This important meeting will led by French President Emmanuel Macron. For the first time, it will bring together African and French political and economic actors, to act and commit to the sustainable city of tomorrow. It is a platform for reflection on the new challenges of sustainable development.
It will insist on ways to develop new sustainable partnerships with the shared ambition of co-building sustainable, innovative, fertile and frugal urban ecosystems, while accelerating the structuring of the sustainable economic sector, say organisers in a note.
On the shores of the Ebrie Lagoon, the “Rencontres d’Abidjan” will take place on February 27-28, 2020 and is expected to gather together African city officials in the Ivorian economic capital, in order to prepare for the Africa-France 2020 Summit.
Ministers in charge of the City and Urban Development of French-speaking African countries, local elected officials, representatives of civil society and start-ups will attend the meeting, to exchange and share experiences in building “sustainable and intelligent cities.”
The vision of the Ivorian State is to promote integrated cities that take into account all the amenities of modern and functional cities, with technological innovations, including among others, naturally ventilated houses with natural light.
Cote d’Ivoire wants to enhance the energy mix in buildings. This should help settle people in a green economy and lead them to couple conventional energy with solar energy (solar panels).
For urban mobility, the Ivorian state should, with the help of France, build an urban train called ‘Le Metro d’Abidjan.’ The government has also opened up the lagoon transport sector, which has seen the arrival of new operators.
Cote d’Ivoire is in the process of recycling waste, which has led to the closure of the Akouedo landfill site in eastern Abidjan. Another modern landfill, which will include recycling activities, was opened in Kossihouen, near the Northern Highway, located 26 km from Abidjan.
“With such a waste recycling component, we are considering ways to set up a circular economy, including all plastic, ferrous and organic materials, such as used oils, to see how to organise the market for all this waste,” Alain Serge Kouadio, Director of Green Economy at the Ivorian Ministry of the Environment and Sustainable Development suggests.

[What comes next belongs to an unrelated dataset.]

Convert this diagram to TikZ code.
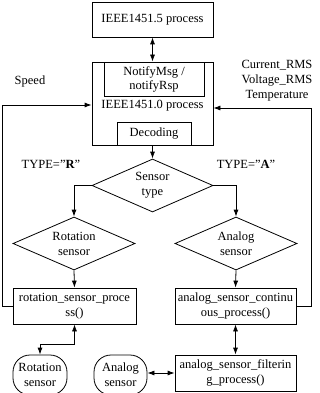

The objective is to ensure that “waste is no longer waste, but rather raw materials to make other products,” he goes on, expressing confidence that initiatives are underway with Nestlé, which has initiated a project in partnership with the Ministry for the recycling of plastic waste.
Many initiatives are underway in the production of cobblestones. He adds that a Japanese company has started a study on the possibility of recycling used batteries. However, the State intends to put in place a coherent and integrated framework that will involve all stakeholders.